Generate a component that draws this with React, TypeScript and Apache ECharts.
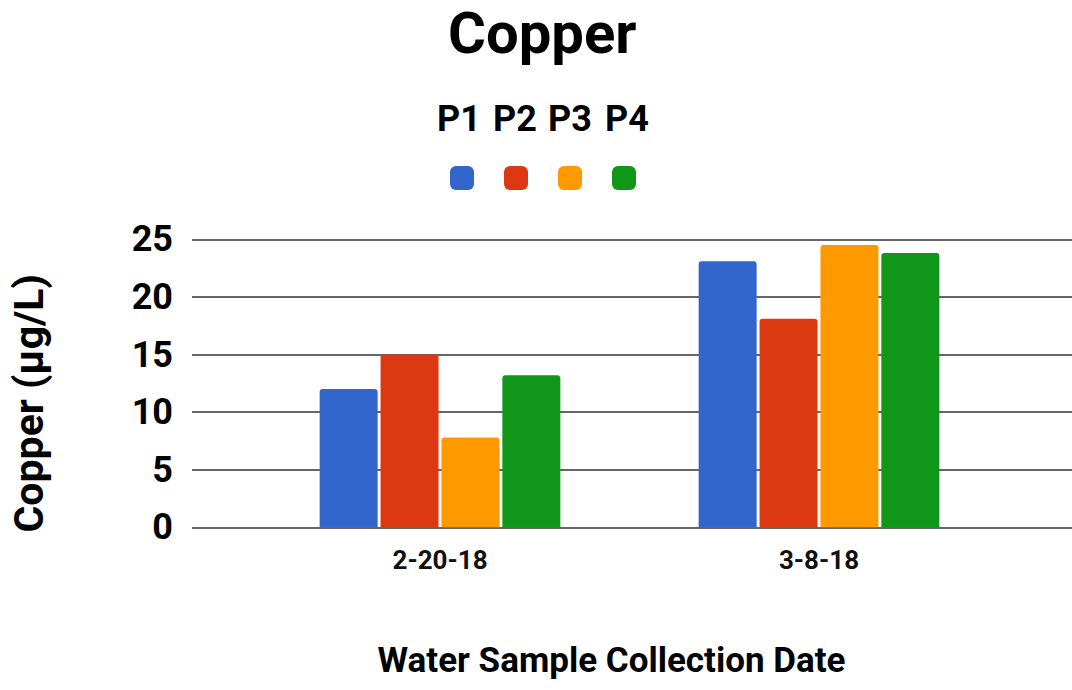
import React, { useEffect, useRef } from "react";
import * as echarts from "echarts";

const categories = ["2-20-18", "3-8-18"];
const seriesNames = ["P1", "P2", "P3", "P4"];
const p1 = [12, 23.1];
const p2 = [15, 18.1];
const p3 = [7.8, 24.5];
const p4 = [13.2, 23.8];
const seriesValues = [p1, p2, p3, p4];
const colors = ["#3366cc", "#dc3912", "#ff9900", "#109618"];
const yTicks = { min: 0, max: 25, interval: 5 };

const FONT = "Roboto";

export default function App() {
  const ref = useRef<HTMLDivElement>(null);
  useEffect(() => {
    if (!ref.current) return;
    const chart = echarts.init(ref.current, undefined, { renderer: "svg" });
    const labelLefts = [437, 493, 548, 605];
    chart.setOption({
      animation: false,
      backgroundColor: "#fff",
      title: {
        text: "Copper",
        left: 448,
        top: 4,
        padding: 0,
        textStyle: { fontFamily: FONT, fontWeight: "bold", fontSize: 58, color: "#000" },
      },
      legend: {
        data: seriesNames,
        left: 450,
        top: 166,
        padding: 0,
        itemWidth: 24,
        itemHeight: 24,
        itemGap: 30,
        icon: "roundRect",
        formatter: () => "",
        selectedMode: false,
      },
      graphic: seriesNames.map((n, i) => ({
        type: "text",
        left: labelLefts[i],
        top: 101,
        style: { text: n, fontFamily: FONT, fontWeight: "bold", fontSize: 36, fill: "#000" },
      })),
      grid: [
        { left: 183, right: 0, top: 239.3, bottom: 162.7 },
        { left: 250.5, right: 63.5, top: 239.3, bottom: 162.7 },
      ],
      xAxis: [
        { type: "value", gridIndex: 0, show: false, min: 0, max: 1 },
        {
          type: "category",
          gridIndex: 1,
          data: categories,
          axisLine: { show: false },
          axisTick: { show: false },
          axisLabel: { fontFamily: FONT, fontWeight: "bold", fontSize: 26, color: "#111", margin: 20 },
          name: "Water Sample Collection Date",
          nameLocation: "middle",
          nameGap: 116,
          nameTextStyle: { fontFamily: FONT, fontWeight: "bold", fontSize: 35, color: "#000", padding: [0, 36, 0, 0] },
        },
      ],
      yAxis: [
        {
          type: "value",
          gridIndex: 0,
          ...yTicks,
          axisLine: { show: false },
          axisTick: { show: false },
          splitLine: { lineStyle: { color: "#333", width: 1.5 } },
          axisLabel: { fontFamily: FONT, fontWeight: "bold", fontSize: 36, color: "#000", margin: 19 },
          name: "Copper (µg/L)",
          nameLocation: "middle",
          nameGap: 143,
          nameTextStyle: { fontFamily: FONT, fontWeight: "bold", fontSize: 41, color: "#000", padding: [0, 40, 0, 0] },
        },
        { type: "value", gridIndex: 1, ...yTicks, show: false },
      ],
      series: seriesNames.map((n, i) => ({
        name: n,
        type: "bar",
        xAxisIndex: 1,
        yAxisIndex: 1,
        data: seriesValues[i],
        barWidth: 58,
        barGap: "5%",
        itemStyle: { color: colors[i], borderRadius: [3, 3, 0, 0] },
      })),
    });
    return () => chart.dispose();
  }, []);
  return (
    <div
      ref={ref}
      style={{ position: "fixed", left: 0, top: 0, width: 1072, height: 690, background: "#fff" }}
    />
  );
}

--------------------------------

Search the data for "React" and list every line in which it occurs.

* _Output_
Generate a component that draws this with React, TypeScript and Apache ECharts.
import React, { useEffect, useRef } from "react";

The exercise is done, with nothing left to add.